A long-standing coaching rival to Port Adelaide's Fos Williams, Sturt defeated Port Adelaide four times in Grand Finals under Oatey's tutelage.

Through his time at Sturt, Oatey was one of the early instigators of the greater use of handball as an attacking option, which is often apocryphally attributed to the VFL's Ron Barassi, particularly within Victoria. It was a major contributor to Sturt's success through the 1960s. He also encouraged the use of the checkside punt for wide-angle goalkicking, and he was known for encouraging skills development and team play.

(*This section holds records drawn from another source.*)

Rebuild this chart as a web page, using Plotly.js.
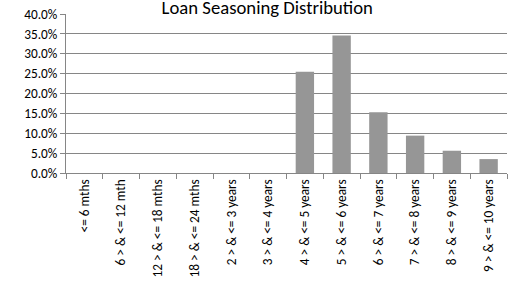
<!DOCTYPE html>
<html>
<head>
<meta charset="utf-8">
<script src="https://cdn.plot.ly/plotly-3.0.1.min.js"></script>
<style>html,body{margin:0;padding:0;background:#fff;}#chart{width:514px;height:285px;}</style>
</head>
<body>
<div id="chart"></div>
<script>
var categories = ["<= 6 mths", "6 > & <= 12 mth", "12 > & <= 18 mths", "18 > & <= 24 mths",
  "2 > & <= 3 years", "3 > & <= 4 years", "4 > & <= 5 years", "5 > & <= 6 years",
  "6 > & <= 7 years", "7 > & <= 8 years", "8 > & <= 9 years", "9 > & <= 10 years"];
var shares = [0, 0, 0, 0, 0, 0, 0.255, 0.346, 0.153, 0.094, 0.056, 0.035];
var yTicks = [0, 0.05, 0.10, 0.15, 0.20, 0.25, 0.30, 0.35, 0.40];

var font = "Carlito, Calibri, 'Open Sans', sans-serif";
var data = [{
  type: "bar",
  x: categories,
  y: shares,
  marker: {color: "#969696", line: {width: 0}},
  hoverinfo: "none"
}];
var layout = {
  width: 514, height: 285,
  margin: {l: 66, r: 7, t: 14, b: 112},
  paper_bgcolor: "#fff", plot_bgcolor: "#fff",
  bargap: 0.5,
  showlegend: false,
  title: {text: "Loan Seasoning Distribution", x: 0.52, xanchor: "center", y: 0.952, yanchor: "bottom",
          font: {family: font, size: 18.7, color: "#000"}},
  xaxis: {
    type: "category",
    tickangle: -90,
    tickson: "boundaries",
    ticks: "outside", ticklen: 5, tickcolor: "#868686",
    showline: true, linecolor: "#868686", linewidth: 1,
    showgrid: false,
    tickfont: {family: font, size: 13.3, color: "#000"},
    automargin: false
  },
  yaxis: {
    range: [0, 0.4],
    tickvals: yTicks,
    tickformat: ".1%",
    ticks: "outside", ticklen: 5, tickcolor: "#868686",
    showline: true, linecolor: "#868686", linewidth: 1,
    showgrid: true, gridcolor: "#868686", gridwidth: 1,
    zeroline: false,
    tickfont: {family: font, size: 13.3, color: "#000"},
    automargin: false
  }
};
Plotly.newPlot("chart", data, layout, {displayModeBar: false, staticPlot: true});
</script>
</body>
</html>
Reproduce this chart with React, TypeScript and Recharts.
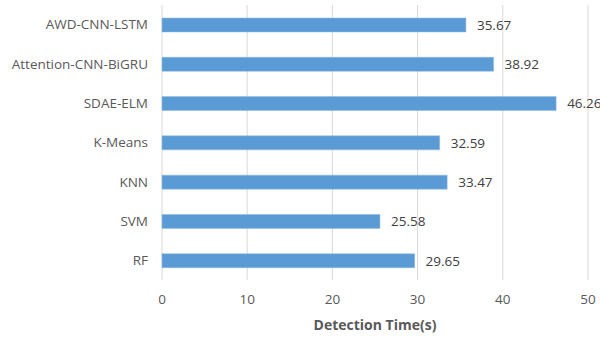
import { BarChart, Bar, XAxis, YAxis, CartesianGrid, LabelList, Label } from 'recharts';

const MODELS = ['AWD-CNN-LSTM', 'Attention-CNN-BiGRU', 'SDAE-ELM', 'K-Means', 'KNN', 'SVM', 'RF'];
const TIMES = [35.67, 38.92, 46.26, 32.59, 33.47, 25.58, 29.65];
const X_TICKS = [0, 10, 20, 30, 40, 50];

const data = MODELS.map((model, i) => ({ model, time: TIMES[i] }));

const FONT = '"Open Sans", sans-serif';

export default function App() {
  return (
    <div style={{ position: 'absolute', left: 0, top: 0, width: 600, height: 338, background: '#fff', fontFamily: FONT }}>
      <BarChart
        width={600}
        height={338}
        data={data}
        layout="vertical"
        margin={{ top: 5, right: 12, left: 0, bottom: 0 }}
      >
        <CartesianGrid horizontal={false} stroke="#d9d9d9" />
        <XAxis
          type="number"
          domain={[0, 50]}
          ticks={X_TICKS}
          axisLine={false}
          tickLine={false}
          tickMargin={8}
          height={58}
          tick={{ fontSize: 13.5, fill: '#595959', fontFamily: FONT }}
        >
          <Label
            value="Detection Time(s)"
            position="insideBottom"
            offset={8}
            style={{ fontSize: 14, fontWeight: 700, fill: '#595959', fontFamily: FONT }}
          />
        </XAxis>
        <YAxis
          type="category"
          dataKey="model"
          width={162}
          axisLine={false}
          tickLine={false}
          tickMargin={8}
          interval={0}
          tick={{ fontSize: 13.5, fill: '#595959', fontFamily: FONT }}
        />
        <Bar dataKey="time" barSize={14} fill="#5b9bd5" stroke="#8db8e3" strokeWidth={0.5} isAnimationActive={false}>
          <LabelList
            dataKey="time"
            position="right"
            offset={11}
            style={{ fontSize: 13.5, fill: '#404040', fontFamily: FONT }}
          />
        </Bar>
      </BarChart>
    </div>
  );
}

He was inducted into the Australian Football Hall of Fame in its inaugural year of 1996. Overall, Oatey coached 37 seasons in the SANFL, winning ten premierships (three with Norwood, seven with Sturt), reaching seventeen grand finals (six with Norwood, two with West Adelaide and nine with Sturt) and reaching the finals on 33 occasions. His ten premierships is still the record for the most premierships by one coach in elite Australian rules football.

==Accolades==
Jack Oatey is the only person in elite Australian rules football history to coach over 500 wins. He coached Norwood, West Adelaide and Sturt to a total of 521 wins and five draws from a record 786 matches (153 of these were as playing coach for Norwood) for an overall success rate of 66.6%. He coached a record ten premierships.

Oatey was awarded Life Membership of the Norwood Football Club, was awarded Life Membership of the Sturt Football Club in 1971 and SANFL Life Membership in 1981.

In 1981 the SANFL inaugurated the Jack Oatey Medal to be awarded to the best player in the SANFL grand final, the first time an SANFL award was named for a still-active coach.

In the 1978 Queen's Birthday Honours, Oatey was appointed Member of the Order of Australia (AM) for services to the sport of Australian football.

Jack Oatey was an inaugural inductee into the Australian Football Hall of Fame in 1996 and was elevated to Legend status in 2021, becoming only the second Legend to have played and coached his entire career in the SANFL. In 2002, he was one of 113 inaugural inductees into the South Australian Football Hall of Fame.

A stand was named after him at the Adelaide Oval in 2014.

Sampson Hosking said of Jack Oatey in 1950 that "I have great respect for him as a coach. He's the best defensive captain I've ever seen".

==Family==
Oatey's eldest son, Robert Oatey, also played for and coached Norwood and later became a highly respected television commentator for Channel 7 and Channel 10's SANFL coverage in the 1980s, teaming with Bruce McAvaney, Ian Day, Peter Marker and Graham Campbell. Jack's youngest son, Peter, was both a Norwood footballer and tennis player.